(Task objective):
Start at the line containing "Give me the HTML source for this page.", stop at the line containing "const yTicks = [0,10,20,30,40,50,60,70,80,90,100];", and set down every line in that stretch exactly as written, and nothing else.

Entries with chart source code:

───

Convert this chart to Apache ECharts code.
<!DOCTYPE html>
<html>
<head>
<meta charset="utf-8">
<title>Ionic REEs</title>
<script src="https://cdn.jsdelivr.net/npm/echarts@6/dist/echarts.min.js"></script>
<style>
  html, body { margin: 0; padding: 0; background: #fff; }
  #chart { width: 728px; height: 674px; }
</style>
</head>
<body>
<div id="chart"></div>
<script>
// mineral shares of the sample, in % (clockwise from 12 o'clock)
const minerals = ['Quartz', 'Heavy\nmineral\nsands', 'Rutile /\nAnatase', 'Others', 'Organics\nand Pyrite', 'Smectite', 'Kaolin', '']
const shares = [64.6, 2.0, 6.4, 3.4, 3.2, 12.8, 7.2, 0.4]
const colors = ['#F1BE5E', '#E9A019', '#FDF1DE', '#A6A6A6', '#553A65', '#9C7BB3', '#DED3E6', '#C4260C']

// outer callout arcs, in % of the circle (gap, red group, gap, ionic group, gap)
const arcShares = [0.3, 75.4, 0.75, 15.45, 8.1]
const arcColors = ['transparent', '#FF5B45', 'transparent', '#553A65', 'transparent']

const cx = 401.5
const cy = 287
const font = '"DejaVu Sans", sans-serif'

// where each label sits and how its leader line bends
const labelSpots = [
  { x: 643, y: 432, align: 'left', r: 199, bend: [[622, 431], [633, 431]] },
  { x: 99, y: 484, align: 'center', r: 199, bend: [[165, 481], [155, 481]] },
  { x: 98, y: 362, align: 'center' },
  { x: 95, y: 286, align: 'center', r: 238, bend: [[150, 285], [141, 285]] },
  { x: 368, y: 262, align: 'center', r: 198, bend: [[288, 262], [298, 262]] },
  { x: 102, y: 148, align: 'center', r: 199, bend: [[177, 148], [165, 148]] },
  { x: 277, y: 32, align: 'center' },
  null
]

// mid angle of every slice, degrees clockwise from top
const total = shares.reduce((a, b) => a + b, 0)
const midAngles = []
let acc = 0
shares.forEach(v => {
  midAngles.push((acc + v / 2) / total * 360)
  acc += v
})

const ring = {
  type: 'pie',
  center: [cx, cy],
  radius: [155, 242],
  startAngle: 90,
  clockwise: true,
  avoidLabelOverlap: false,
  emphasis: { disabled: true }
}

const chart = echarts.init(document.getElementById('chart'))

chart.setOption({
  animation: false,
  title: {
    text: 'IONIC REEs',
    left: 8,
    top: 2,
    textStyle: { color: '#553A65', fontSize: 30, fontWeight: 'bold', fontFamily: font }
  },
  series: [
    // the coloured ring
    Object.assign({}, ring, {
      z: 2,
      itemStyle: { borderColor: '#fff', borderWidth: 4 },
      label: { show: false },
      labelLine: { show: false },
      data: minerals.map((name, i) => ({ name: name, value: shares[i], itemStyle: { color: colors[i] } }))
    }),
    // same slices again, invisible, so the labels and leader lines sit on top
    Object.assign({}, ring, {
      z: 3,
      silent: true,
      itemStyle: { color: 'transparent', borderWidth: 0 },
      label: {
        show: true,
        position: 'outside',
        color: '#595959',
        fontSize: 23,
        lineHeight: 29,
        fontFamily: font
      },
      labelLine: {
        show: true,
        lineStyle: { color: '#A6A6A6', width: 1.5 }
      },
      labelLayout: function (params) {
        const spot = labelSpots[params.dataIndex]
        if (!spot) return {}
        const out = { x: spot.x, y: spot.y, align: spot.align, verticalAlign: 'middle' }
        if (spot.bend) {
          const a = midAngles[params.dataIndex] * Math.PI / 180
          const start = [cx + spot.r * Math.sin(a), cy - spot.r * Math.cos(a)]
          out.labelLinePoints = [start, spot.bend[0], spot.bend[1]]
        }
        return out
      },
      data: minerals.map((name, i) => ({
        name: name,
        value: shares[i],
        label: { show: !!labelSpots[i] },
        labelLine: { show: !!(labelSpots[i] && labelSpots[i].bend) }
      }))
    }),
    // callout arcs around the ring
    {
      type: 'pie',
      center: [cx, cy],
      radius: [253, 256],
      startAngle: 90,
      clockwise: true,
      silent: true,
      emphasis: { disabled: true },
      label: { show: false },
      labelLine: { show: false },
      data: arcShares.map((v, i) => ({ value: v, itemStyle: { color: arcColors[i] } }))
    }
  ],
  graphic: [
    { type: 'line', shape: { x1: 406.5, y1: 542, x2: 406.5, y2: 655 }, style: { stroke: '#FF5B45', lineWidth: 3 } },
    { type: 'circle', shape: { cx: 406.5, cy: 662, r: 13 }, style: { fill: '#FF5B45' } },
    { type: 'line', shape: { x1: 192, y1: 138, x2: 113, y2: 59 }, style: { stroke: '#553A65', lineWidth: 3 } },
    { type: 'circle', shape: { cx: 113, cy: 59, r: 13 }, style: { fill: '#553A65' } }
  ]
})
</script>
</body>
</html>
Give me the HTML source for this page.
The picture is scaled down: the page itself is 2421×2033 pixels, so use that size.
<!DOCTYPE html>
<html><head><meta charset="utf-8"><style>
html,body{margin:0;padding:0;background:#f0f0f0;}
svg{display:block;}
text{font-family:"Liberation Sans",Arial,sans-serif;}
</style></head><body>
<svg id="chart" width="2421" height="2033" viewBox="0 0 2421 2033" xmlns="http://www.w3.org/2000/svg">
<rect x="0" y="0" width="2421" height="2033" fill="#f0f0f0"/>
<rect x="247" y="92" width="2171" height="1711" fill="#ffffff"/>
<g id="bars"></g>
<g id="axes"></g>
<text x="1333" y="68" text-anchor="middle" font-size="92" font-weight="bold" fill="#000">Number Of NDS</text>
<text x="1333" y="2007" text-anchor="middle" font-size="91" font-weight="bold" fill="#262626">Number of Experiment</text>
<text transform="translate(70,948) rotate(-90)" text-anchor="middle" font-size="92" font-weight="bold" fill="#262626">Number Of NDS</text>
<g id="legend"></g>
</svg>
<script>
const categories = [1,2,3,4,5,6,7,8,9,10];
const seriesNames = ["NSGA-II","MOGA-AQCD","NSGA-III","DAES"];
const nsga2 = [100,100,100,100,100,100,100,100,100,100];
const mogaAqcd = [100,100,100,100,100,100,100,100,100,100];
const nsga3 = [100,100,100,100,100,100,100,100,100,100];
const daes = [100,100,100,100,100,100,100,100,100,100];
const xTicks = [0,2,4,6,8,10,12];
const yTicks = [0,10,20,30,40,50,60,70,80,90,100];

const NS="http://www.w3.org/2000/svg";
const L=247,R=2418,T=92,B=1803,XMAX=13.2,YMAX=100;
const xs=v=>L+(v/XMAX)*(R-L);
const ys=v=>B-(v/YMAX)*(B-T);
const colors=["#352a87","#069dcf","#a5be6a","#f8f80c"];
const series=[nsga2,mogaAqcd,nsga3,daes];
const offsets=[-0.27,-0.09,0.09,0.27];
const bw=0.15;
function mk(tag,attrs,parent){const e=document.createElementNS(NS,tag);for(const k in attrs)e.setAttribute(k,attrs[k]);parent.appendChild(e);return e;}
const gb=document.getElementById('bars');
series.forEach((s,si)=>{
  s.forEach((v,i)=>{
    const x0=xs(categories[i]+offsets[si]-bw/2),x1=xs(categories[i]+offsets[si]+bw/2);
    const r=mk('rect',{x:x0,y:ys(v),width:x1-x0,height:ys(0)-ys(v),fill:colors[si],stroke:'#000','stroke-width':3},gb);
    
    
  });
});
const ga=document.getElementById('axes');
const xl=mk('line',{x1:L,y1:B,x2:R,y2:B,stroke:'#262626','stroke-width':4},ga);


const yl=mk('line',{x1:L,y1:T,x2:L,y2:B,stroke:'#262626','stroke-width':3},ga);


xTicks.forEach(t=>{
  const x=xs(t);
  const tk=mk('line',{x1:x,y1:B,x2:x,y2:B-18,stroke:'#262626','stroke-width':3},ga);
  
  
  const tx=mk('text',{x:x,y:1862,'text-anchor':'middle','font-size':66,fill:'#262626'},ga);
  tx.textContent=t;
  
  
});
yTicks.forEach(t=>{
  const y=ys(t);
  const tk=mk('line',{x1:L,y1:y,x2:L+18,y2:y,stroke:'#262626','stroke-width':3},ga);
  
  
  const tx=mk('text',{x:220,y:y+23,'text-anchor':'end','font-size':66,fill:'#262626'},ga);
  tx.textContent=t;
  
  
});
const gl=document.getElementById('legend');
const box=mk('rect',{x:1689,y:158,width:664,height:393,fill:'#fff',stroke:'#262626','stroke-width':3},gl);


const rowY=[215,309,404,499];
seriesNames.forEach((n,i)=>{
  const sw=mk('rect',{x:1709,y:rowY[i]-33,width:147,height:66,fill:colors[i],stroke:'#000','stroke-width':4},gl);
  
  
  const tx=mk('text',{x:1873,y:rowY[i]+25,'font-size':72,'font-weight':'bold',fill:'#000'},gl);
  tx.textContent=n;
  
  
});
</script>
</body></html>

───

(Answer for the task):
Give me the HTML source for this page.
The picture is scaled down: the page itself is 2421×2033 pixels, so use that size.
<!DOCTYPE html>
<html><head><meta charset="utf-8"><style>
html,body{margin:0;padding:0;background:#f0f0f0;}
svg{display:block;}
text{font-family:"Liberation Sans",Arial,sans-serif;}
</style></head><body>
<svg id="chart" width="2421" height="2033" viewBox="0 0 2421 2033" xmlns="http://www.w3.org/2000/svg">
<rect x="0" y="0" width="2421" height="2033" fill="#f0f0f0"/>
<rect x="247" y="92" width="2171" height="1711" fill="#ffffff"/>
<g id="bars"></g>
<g id="axes"></g>
<text x="1333" y="68" text-anchor="middle" font-size="92" font-weight="bold" fill="#000">Number Of NDS</text>
<text x="1333" y="2007" text-anchor="middle" font-size="91" font-weight="bold" fill="#262626">Number of Experiment</text>
<text transform="translate(70,948) rotate(-90)" text-anchor="middle" font-size="92" font-weight="bold" fill="#262626">Number Of NDS</text>
<g id="legend"></g>
</svg>
<script>
const categories = [1,2,3,4,5,6,7,8,9,10];
const seriesNames = ["NSGA-II","MOGA-AQCD","NSGA-III","DAES"];
const nsga2 = [100,100,100,100,100,100,100,100,100,100];
const mogaAqcd = [100,100,100,100,100,100,100,100,100,100];
const nsga3 = [100,100,100,100,100,100,100,100,100,100];
const daes = [100,100,100,100,100,100,100,100,100,100];
const xTicks = [0,2,4,6,8,10,12];
const yTicks = [0,10,20,30,40,50,60,70,80,90,100];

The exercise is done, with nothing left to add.